Notes and Editorial Reviews
This programme offers immaculate bravura performances of a fairly wide range of encore pieces, some of which suit Spivakov admirably but others are made less completely appealing by the player's apparent determination to avoid sentiment at all costs. Thus he sets off into Elgar's Salut d'amor with gusto, where a little more lingering would have produced charm. Kreisler's Liebesfreud and Liebesleid are smartly done and the Rachmaninov song which gives the disc its title is played with a sensitive 'vocal' line and full tone, but fails to be really touching. Spivakov seems completely at home in the three Tchaikovsky pieces, the first two gently nostalgic and the Valse-scherzo quite dashing. Massenet's famous "Meditation" is beautifully phrased, with a total absence of gush (but it can sound much more luscious) and La Capricieuse is deftly thrown off. Then again in Cyril Scott's Lotus Land one feels Spivakov's ardour and this performance is quite memorable in its way. Schubert's Valse sentimentale is charmingly innocent, but undoubtedly the highlight of the recital is the set of four Romantic Pieces of Dvorak (the third particularly touching in its simplicity of line—it has a quite lovely tune).
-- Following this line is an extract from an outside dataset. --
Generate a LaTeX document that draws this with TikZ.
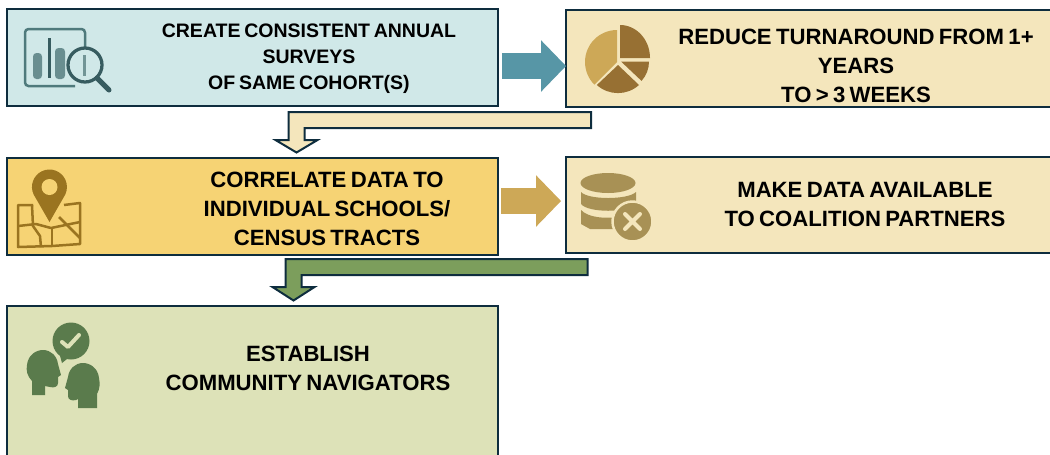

The recital ends with a curious birthday joke which Brahms played on his friend Joachim in the form of a waltz-hymn ("in Veneration of the Great Joachim") for two violins and double-bass. There is a false start (accurately mirrored here) and various mistakes and inaccurate tunings, which in performance brought angry comments from the unsuspecting violinist. Afterwards Brahms put all the 'errors' into the music parts. But to modern ears used to all kinds of 'wrong note' dissonances the joke falls a bit flat and one is left instead admiring Brahms's rather charming melody plus a few quirky additions. Throughout, Sergei Bezrodny accompanies most sympathetically; indeed at times his introductions set a more romantic mood than is then forthcoming from his partner. He is especially good in the Dvorak.
The RCA recording gives the violin striking presence, providing a fairly bright spotlight, and is certainly kind to the pianist.